------ Data block ------

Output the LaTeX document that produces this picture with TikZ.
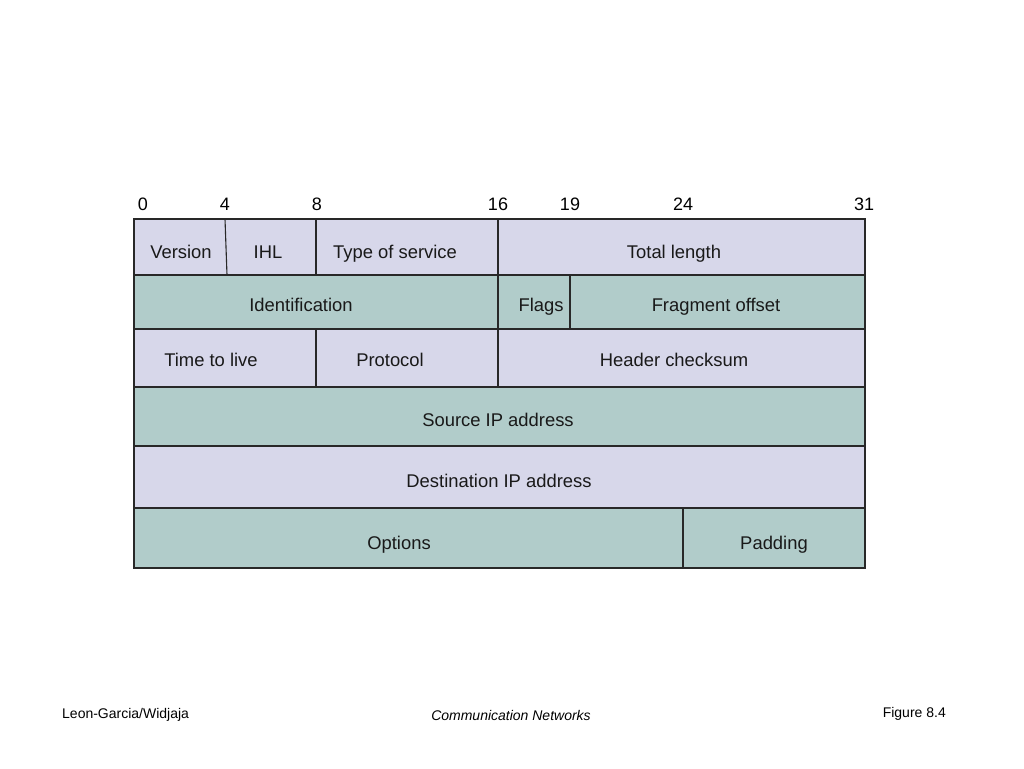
\documentclass[tikz,border=0pt]{standalone}
\usepackage{fontspec}
\setmainfont{Liberation Sans}
\definecolor{lav}{RGB}{215,215,234}
\definecolor{teal2}{RGB}{177,204,202}
\definecolor{edge}{RGB}{40,40,40}
\begin{document}
\begin{tikzpicture}[x=1pt,y=-1pt,
  cellA/.style={fill=lav,draw=edge,line width=1.1pt},
  cellB/.style={fill=teal2,draw=edge,line width=1.1pt},
  sep/.style={draw=edge,line width=1.1pt},
  lbl/.style={font=\fontsize{18.4}{21}\selectfont,inner sep=0pt,text height=13pt,text depth=0pt,text=black!90},
  bit/.style={font=\fontsize{18}{21}\selectfont,inner sep=0pt,text height=13pt,text depth=0pt},
  foot/.style={font=\fontsize{14}{16}\selectfont,inner sep=0pt,text height=10pt,text depth=0pt}]
\useasboundingbox[fill=white] (0,0) rectangle (1024,768);
% row 1
\draw[cellA] (134,219) rectangle (865,275);
\draw[sep] (225,219) -- (227,275);
\draw[sep] (316,219) -- (316,275);
\draw[sep] (498,219) -- (498,275);
% row 2
\draw[cellB] (134,275) rectangle (865,329);
\draw[sep] (498,275) -- (498,329);
\draw[sep] (570,275) -- (570,329);
% row 3
\draw[cellA] (134,329) rectangle (865,387);
\draw[sep] (316,329) -- (316,387);
\draw[sep] (498,329) -- (498,387);
% row 4
\draw[cellB] (134,387) rectangle (865,446);
% row 5
\draw[cellA] (134,446) rectangle (865,508);
% row 6
\draw[cellB] (134,508) rectangle (865,568);
\draw[sep] (683,508) -- (683,568);
% bit numbers
\node[bit] (b0) at (143,204) {0};
\node[bit] (b4) at (225,204) {4};
\node[bit] (b8) at (317,204) {8};
\node[bit] (b16) at (498,204) {16};
\node[bit] (b19) at (570,204) {19};
\node[bit] (b24) at (683,204) {24};
\node[bit] (b31) at (864,204) {31};
% labels
\node[lbl] (ver) at (181,252) {Version};
\node[lbl] (ihl) at (268,252) {IHL};
\node[lbl] (tos) at (395,252) {Type of service};
\node[lbl] (tl) at (674,252) {Total length};
\node[lbl] (id) at (301,305) {Identification};
\node[lbl] (fl) at (541,305) {Flags};
\node[lbl] (fo) at (716,305) {Fragment offset};
\node[lbl] (ttl) at (211,360) {Time to live};
\node[lbl] (pr) at (390,360) {Protocol};
\node[lbl] (hc) at (674,360) {Header checksum};
\node[lbl] (src) at (498,420) {Source IP address};
\node[lbl] (dst) at (499,481) {Destination IP address};
\node[lbl] (opt) at (399,543) {Options};
\node[lbl] (pad) at (774,543) {Padding};
% footer
\node[foot,anchor=west] (auth) at (62,713) {Leon-Garcia/Widjaja};
\node[foot] (book) at (511,715) {\itshape Communication Networks};
\node[foot,anchor=east] (fig) at (946,712) {Figure 8.4};
\end{tikzpicture}
\end{document}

------

- [Given request]:
Every line is to be duplicated exactly, though pictures stay out.

- [Response to this exercise]:
Output the LaTeX document that produces this picture with TikZ.
\documentclass[tikz,border=0pt]{standalone}
\usepackage{fontspec}
\setmainfont{Liberation Sans}
\definecolor{lav}{RGB}{215,215,234}
\definecolor{teal2}{RGB}{177,204,202}
\definecolor{edge}{RGB}{40,40,40}
\begin{document}
\begin{tikzpicture}[x=1pt,y=-1pt,
  cellA/.style={fill=lav,draw=edge,line width=1.1pt},
  cellB/.style={fill=teal2,draw=edge,line width=1.1pt},
  sep/.style={draw=edge,line width=1.1pt},
  lbl/.style={font=\fontsize{18.4}{21}\selectfont,inner sep=0pt,text height=13pt,text depth=0pt,text=black!90},
  bit/.style={font=\fontsize{18}{21}\selectfont,inner sep=0pt,text height=13pt,text depth=0pt},
  foot/.style={font=\fontsize{14}{16}\selectfont,inner sep=0pt,text height=10pt,text depth=0pt}]
\useasboundingbox[fill=white] (0,0) rectangle (1024,768);
% row 1
\draw[cellA] (134,219) rectangle (865,275);
\draw[sep] (225,219) -- (227,275);
\draw[sep] (316,219) -- (316,275);
\draw[sep] (498,219) -- (498,275);
% row 2
\draw[cellB] (134,275) rectangle (865,329);
\draw[sep] (498,275) -- (498,329);
\draw[sep] (570,275) -- (570,329);
% row 3
\draw[cellA] (134,329) rectangle (865,387);
\draw[sep] (316,329) -- (316,387);
\draw[sep] (498,329) -- (498,387);
% row 4
\draw[cellB] (134,387) rectangle (865,446);
% row 5
\draw[cellA] (134,446) rectangle (865,508);
% row 6
\draw[cellB] (134,508) rectangle (865,568);
\draw[sep] (683,508) -- (683,568);
% bit numbers
\node[bit] (b0) at (143,204) {0};
\node[bit] (b4) at (225,204) {4};
\node[bit] (b8) at (317,204) {8};
\node[bit] (b16) at (498,204) {16};
\node[bit] (b19) at (570,204) {19};
\node[bit] (b24) at (683,204) {24};
\node[bit] (b31) at (864,204) {31};
% labels
\node[lbl] (ver) at (181,252) {Version};
\node[lbl] (ihl) at (268,252) {IHL};
\node[lbl] (tos) at (395,252) {Type of service};
\node[lbl] (tl) at (674,252) {Total length};
\node[lbl] (id) at (301,305) {Identification};
\node[lbl] (fl) at (541,305) {Flags};
\node[lbl] (fo) at (716,305) {Fragment offset};
\node[lbl] (ttl) at (211,360) {Time to live};
\node[lbl] (pr) at (390,360) {Protocol};
\node[lbl] (hc) at (674,360) {Header checksum};
\node[lbl] (src) at (498,420) {Source IP address};
\node[lbl] (dst) at (499,481) {Destination IP address};
\node[lbl] (opt) at (399,543) {Options};
\node[lbl] (pad) at (774,543) {Padding};
% footer
\node[foot,anchor=west] (auth) at (62,713) {Leon-Garcia/Widjaja};
\node[foot] (book) at (511,715) {\itshape Communication Networks};
\node[foot,anchor=east] (fig) at (946,712) {Figure 8.4};
\end{tikzpicture}
\end{document}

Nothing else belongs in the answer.